Tuesday, September 16, 2008

I know- I finally see it...the time is now.

The seasons are changing...summer is fading as the leaves turn and corn & wheat are harvested...CHANGE...its outside now as well as stirring in my soul....

When does the time come where we must realize that our surroundings can be more? That we are capable of more? This summer I have been avoidin looking myself in the mirror because I don't like to stare that image back that reflects for me to see for I see failure, I see mistakes, I see regrets, I see mess ups-screw ups and falling without even the slightest attempt to pick myself up and try again...I have stopped trying all together. I look at that person and I don't even know her...I have allowed darkness to creep further and further into my soul and let negative empower positive. I have grown into someone that I am not proud of and even worse someone I am not proud to be around others. Someone filled with tempers, anger, and complaints. I understand people have high standards for people that they love...maybe they are to high for me to full fill...maybe I am setting myself up for failure...maybe the problem is..ME...the standards I set for myself are impossible to reach...maybe I over shot it all because of my stubborness of not settling...of not wanting or having or even giving the "so call" normal lifestyle a chance. I know that I am not above or beyond that and the truth is there are days that I want just that...but when it comes down too it...the dreams may be there but the reality never is...its in my gut...its in my being...its in my soul...its deep thoughts that started out as a whisper but now speaks loud and clear everytime I try to picture...its not in your cards...its not a pity party or depressing thoughts of a life I will never have...its me being honest with me..

...and I have to realize I can't sit around and wait for a life to chose me, for a man to chose me, for a job to chose me, for a path-journey to chose me...something in a huge way I have been doin since I graduated...I have been waiting...waiting...waiting..waiting...what am I waiting for. I miss that reflection in the mirror of a girl with a sparkle in her eye, with the attitude that she could change it all-change this world by just being apart of it and living it. I miss that girl who thought she made a difference, that she had a purpose and a reason...and there was meaning behind it all why she took so darn long to embark, travel and finish. I miss that girl that carried with her the faith, belief and hope that she had greatness in her. The girl that never doubted, never second guessed, never thought any of it was impossible, unreachable, or just straight up crazy. The girl that only truly listened to her voice, who only followed herself. Where did that person go?? Do we all lose a part of that person as time goes by? Are we changed slowly over time due to sorrow, pain, hurt, failure or just change itself? Are we forced into a different person because of the fact that we had dreams and visions of our lives that never were? And if so how do we get it back?

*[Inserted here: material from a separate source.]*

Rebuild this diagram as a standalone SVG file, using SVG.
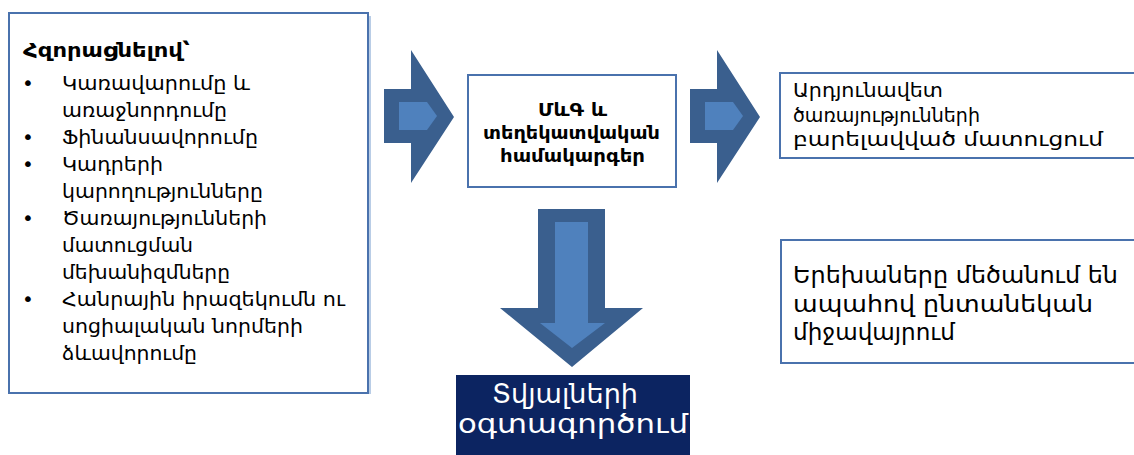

I think of my teachers, and still like back then I thought the world of them and of what they thought of me...I wonder what they would say of the Michelle Goldmann at age 27? What one certain man would say to me, what his advice would be for me, his life lessons he would tell me to help me at this stage of my life. What his stories would be for me to relate to and make me feel like I am not the only person--that I am not crazy. Would he be proud of me or let down? I think of what one of my teachers wrote..."You got so much-use it wisely." Was she just being nice? Did she really mean it? Whatever ever it was...I took that 7 word sentence and buckled it to my soul...have I used it wisely? did I waste it? is it still there? What would she say to me right now? A past and present filled with some many people who I admire-respect-love--teachers, co-workers-friends-family-student/athletes--so many who have supported, encouraged, inspired, understood and believed in me...and thats when I have the hardest part lookin at that person in the mirror--and thats also my biggest motivator--the loudest voice screammin at me to make a change--to get back on track--to take a hold of my life--to do something with my life--to just pick a darn path already and do something...to grow to become a person I will stare back and smile at. A person that I am proud to be, a person who believes in herself, a person who is positive about being her and the life she leads and lives.

Well now that I faced that demon which I have been carryin with me for sometime...its time to stop talking about life...and actually live it...its time to stop talking about what I am goin to do and actually do something...its time...new journeys...they suck to start and suck to end...just like change...it sucks...for if it wasn't anything other than being sucky at first...everyone would go seek out change...count me as the moron that is seeking it out...time will tell where it leads me and takes me.